Without including any images, repeat the data exactly.
►
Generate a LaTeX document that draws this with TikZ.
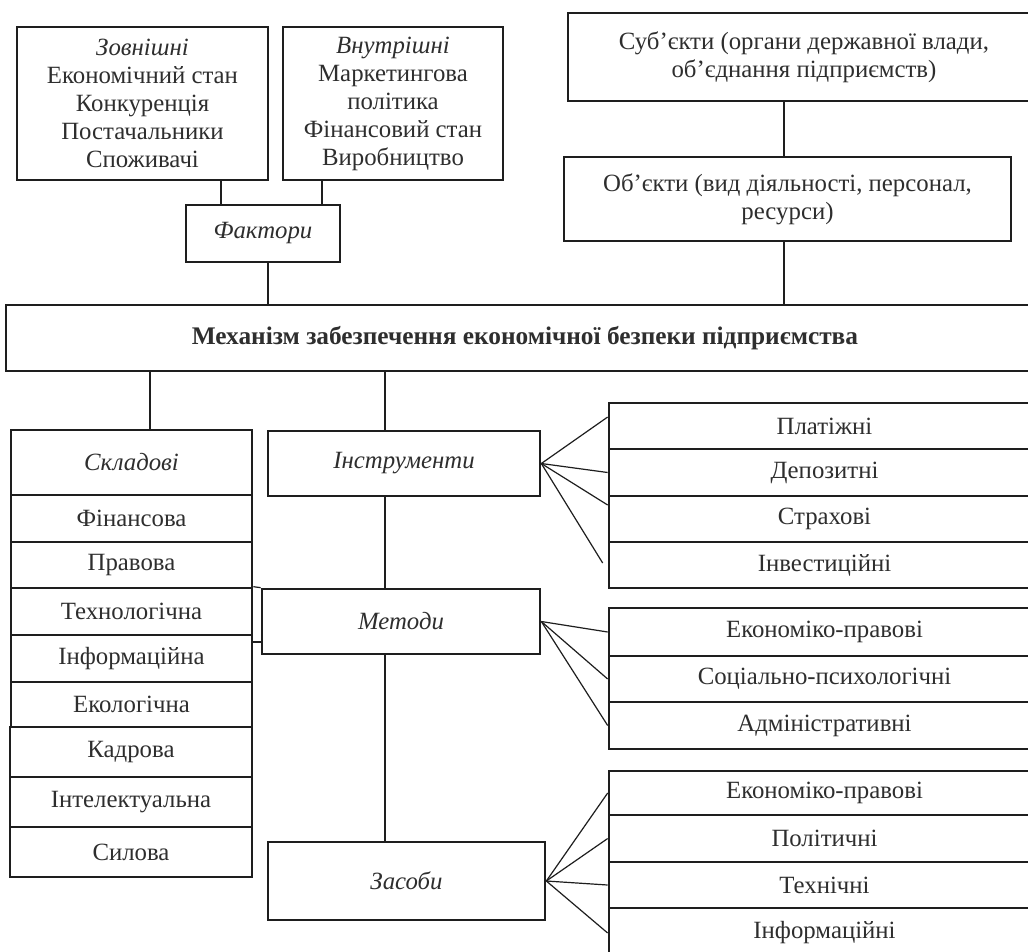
\documentclass[tikz,border=0pt]{standalone}
\usepackage{fontspec}
\setmainfont{Liberation Serif}
\usetikzlibrary{calc}
\definecolor{ink}{HTML}{1E1E1E}
\definecolor{txt}{HTML}{2E2E2E}
\tikzset{
 box/.style={draw=ink, line width=2pt, inner sep=0pt, align=center, text=txt, font=\fontsize{18.6}{21}\selectfont},
 conn/.style={draw=ink, line width=0.9pt},
}
% \bx[opts]{name}{x1}{y1}{x2}{y2}{text}
\newcommand\bx[7][]{\node[box,#1, minimum width={(#5-#3)*0.75pt}, minimum height={(#6-#4)*0.75pt}] (#2) at ({(#3+#5)/2},{(#4+#6)/2}) {#7};}
\begin{document}
\begin{tikzpicture}[x=0.75pt,y=-0.75pt]
\useasboundingbox (0,0) rectangle (1028,951);
\fill[white] (0,0) rectangle (1028,951);
\clip (0,0) rectangle (1028,951);
% top
\bx{zov}{17}{27}{268}{180}{\textit{Зовнішні}\\Економічний стан\\Конкуренція\\Постачальники\\Споживачі}
\bx{vnu}{283}{27}{503}{180}{\textit{Внутрішні}\\Маркетингова\\політика\\Фінансовий стан\\Виробництво}
\bx{fak}{186}{205}{340}{262}{\textit{Фактори}}
\bx{sub}{568}{13}{1040}{101}{Суб’єкти (органи державної влади,\\об’єднання підприємств)}
\bx{obj}{564}{157}{1011}{241}{Об’єкти (вид діяльності, персонал,\\ресурси)}
\bx[font=\fontsize{19}{21}\selectfont\bfseries]{mech}{6}{305}{1044}{371}{Механізм забезпечення економічної безпеки підприємства}
% left column
\bx{skl}{11}{430}{252}{495}{\textit{Складові}}
\bx{fin}{11}{495}{252}{542}{Фінансова}
\bx{pra}{11}{542}{252}{588}{Правова}
\bx{tech}{11}{588}{252}{635}{Технологічна}
\bx{inf}{11}{635}{252}{682}{Інформаційна}
\bx{eko}{11}{682}{252}{727}{Екологічна}
\bx{kad}{10}{727}{252}{777}{Кадрова}
\bx{int}{10}{777}{252}{827}{Інтелектуальна}
\bx{sil}{10}{827}{252}{877}{Силова}
% middle column
\bx{ins}{268}{431}{540}{496}{\textit{Інструменти}}
\bx{met}{262}{589}{540}{654}{\textit{Методи}}
\bx{zas}{268}{842}{545}{920}{\textit{Засоби}}
% right column
\bx{pl}{609}{403}{1040}{449}{Платіжні}
\bx{dep}{609}{449}{1040}{496}{Депозитні}
\bx{str}{609}{496}{1040}{542}{Страхові}
\bx{inv}{609}{542}{1040}{588}{Інвестиційні}
\bx{ek1}{609}{608}{1040}{656}{Економіко-правові}
\bx{soc}{609}{656}{1040}{702}{Соціально-психологічні}
\bx{adm}{609}{702}{1040}{749}{Адміністративні}
\bx{ek2}{609}{771}{1040}{815}{Економіко-правові}
\bx{pol}{609}{815}{1040}{862}{Політичні}
\bx{tex}{609}{862}{1040}{908}{Технічні}
\bx{inf2}{609}{908}{1040}{958}{Інформаційні}
% connector x positions
\coordinate (c1) at (221,0);
\coordinate (c2) at (322,0);
\coordinate (c3) at (268,0);
\coordinate (c4) at (784,0);
\coordinate (c5) at (150,0);
\coordinate (c6) at (385,0);
\coordinate (s1) at (0,642);
\draw[conn] (zov.south -| c1) -- (fak.north -| c1);
\draw[conn] (vnu.south -| c2) -- (fak.north -| c2);
\draw[conn] (fak.south -| c3) -- (mech.north -| c3);
\draw[conn] (sub.south -| c4) -- (obj.north -| c4);
\draw[conn] (obj.south -| c4) -- (mech.north -| c4);
\draw[conn] (mech.south -| c5) -- (skl.north -| c5);
\draw[conn] (mech.south -| c6) -- (ins.north -| c6);
\draw[conn] (ins.south -| c6) -- (met.north -| c6);
\draw[conn] (met.south -| c6) -- (zas.north -| c6);
\draw[conn] (tech.north east) -- (met.north west);
\draw[conn] (inf.east |- s1) -- (met.west |- s1);
% fans
\draw[conn] (ins.east) -- ($(pl.west)+(0,-9)$);
\draw[conn] (ins.east) -- (dep.west);
\draw[conn] (ins.east) -- ($(str.west)+(0,-14)$);
\draw[conn] (ins.east) -- ($(inv.west)+(-5,-2)$);
\draw[conn] (met.east) -- (ek1.west);
\draw[conn] (met.east) -- (soc.west);
\draw[conn] (met.east) -- (adm.west);
\draw[conn] (zas.east) -- (ek2.west);
\draw[conn] (zas.east) -- (pol.west);
\draw[conn] (zas.east) -- (tex.west);
\draw[conn] (zas.east) -- (inf2.west);
\end{tikzpicture}
\end{document}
◄
Output:
Generate a LaTeX document that draws this with TikZ.
\documentclass[tikz,border=0pt]{standalone}
\usepackage{fontspec}
\setmainfont{Liberation Serif}
\usetikzlibrary{calc}
\definecolor{ink}{HTML}{1E1E1E}
\definecolor{txt}{HTML}{2E2E2E}
\tikzset{
 box/.style={draw=ink, line width=2pt, inner sep=0pt, align=center, text=txt, font=\fontsize{18.6}{21}\selectfont},
 conn/.style={draw=ink, line width=0.9pt},
}
% \bx[opts]{name}{x1}{y1}{x2}{y2}{text}
\newcommand\bx[7][]{\node[box,#1, minimum width={(#5-#3)*0.75pt}, minimum height={(#6-#4)*0.75pt}] (#2) at ({(#3+#5)/2},{(#4+#6)/2}) {#7};}
\begin{document}
\begin{tikzpicture}[x=0.75pt,y=-0.75pt]
\useasboundingbox (0,0) rectangle (1028,951);
\fill[white] (0,0) rectangle (1028,951);
\clip (0,0) rectangle (1028,951);
% top
\bx{zov}{17}{27}{268}{180}{\textit{Зовнішні}\\Економічний стан\\Конкуренція\\Постачальники\\Споживачі}
\bx{vnu}{283}{27}{503}{180}{\textit{Внутрішні}\\Маркетингова\\політика\\Фінансовий стан\\Виробництво}
\bx{fak}{186}{205}{340}{262}{\textit{Фактори}}
\bx{sub}{568}{13}{1040}{101}{Суб’єкти (органи державної влади,\\об’єднання підприємств)}
\bx{obj}{564}{157}{1011}{241}{Об’єкти (вид діяльності, персонал,\\ресурси)}
\bx[font=\fontsize{19}{21}\selectfont\bfseries]{mech}{6}{305}{1044}{371}{Механізм забезпечення економічної безпеки підприємства}
% left column
\bx{skl}{11}{430}{252}{495}{\textit{Складові}}
\bx{fin}{11}{495}{252}{542}{Фінансова}
\bx{pra}{11}{542}{252}{588}{Правова}
\bx{tech}{11}{588}{252}{635}{Технологічна}
\bx{inf}{11}{635}{252}{682}{Інформаційна}
\bx{eko}{11}{682}{252}{727}{Екологічна}
\bx{kad}{10}{727}{252}{777}{Кадрова}
\bx{int}{10}{777}{252}{827}{Інтелектуальна}
\bx{sil}{10}{827}{252}{877}{Силова}
% middle column
\bx{ins}{268}{431}{540}{496}{\textit{Інструменти}}
\bx{met}{262}{589}{540}{654}{\textit{Методи}}
\bx{zas}{268}{842}{545}{920}{\textit{Засоби}}
% right column
\bx{pl}{609}{403}{1040}{449}{Платіжні}
\bx{dep}{609}{449}{1040}{496}{Депозитні}
\bx{str}{609}{496}{1040}{542}{Страхові}
\bx{inv}{609}{542}{1040}{588}{Інвестиційні}
\bx{ek1}{609}{608}{1040}{656}{Економіко-правові}
\bx{soc}{609}{656}{1040}{702}{Соціально-психологічні}
\bx{adm}{609}{702}{1040}{749}{Адміністративні}
\bx{ek2}{609}{771}{1040}{815}{Економіко-правові}
\bx{pol}{609}{815}{1040}{862}{Політичні}
\bx{tex}{609}{862}{1040}{908}{Технічні}
\bx{inf2}{609}{908}{1040}{958}{Інформаційні}
% connector x positions
\coordinate (c1) at (221,0);
\coordinate (c2) at (322,0);
\coordinate (c3) at (268,0);
\coordinate (c4) at (784,0);
\coordinate (c5) at (150,0);
\coordinate (c6) at (385,0);
\coordinate (s1) at (0,642);
\draw[conn] (zov.south -| c1) -- (fak.north -| c1);
\draw[conn] (vnu.south -| c2) -- (fak.north -| c2);
\draw[conn] (fak.south -| c3) -- (mech.north -| c3);
\draw[conn] (sub.south -| c4) -- (obj.north -| c4);
\draw[conn] (obj.south -| c4) -- (mech.north -| c4);
\draw[conn] (mech.south -| c5) -- (skl.north -| c5);
\draw[conn] (mech.south -| c6) -- (ins.north -| c6);
\draw[conn] (ins.south -| c6) -- (met.north -| c6);
\draw[conn] (met.south -| c6) -- (zas.north -| c6);
\draw[conn] (tech.north east) -- (met.north west);
\draw[conn] (inf.east |- s1) -- (met.west |- s1);
% fans
\draw[conn] (ins.east) -- ($(pl.west)+(0,-9)$);
\draw[conn] (ins.east) -- (dep.west);
\draw[conn] (ins.east) -- ($(str.west)+(0,-14)$);
\draw[conn] (ins.east) -- ($(inv.west)+(-5,-2)$);
\draw[conn] (met.east) -- (ek1.west);
\draw[conn] (met.east) -- (soc.west);
\draw[conn] (met.east) -- (adm.west);
\draw[conn] (zas.east) -- (ek2.west);
\draw[conn] (zas.east) -- (pol.west);
\draw[conn] (zas.east) -- (tex.west);
\draw[conn] (zas.east) -- (inf2.west);
\end{tikzpicture}
\end{document}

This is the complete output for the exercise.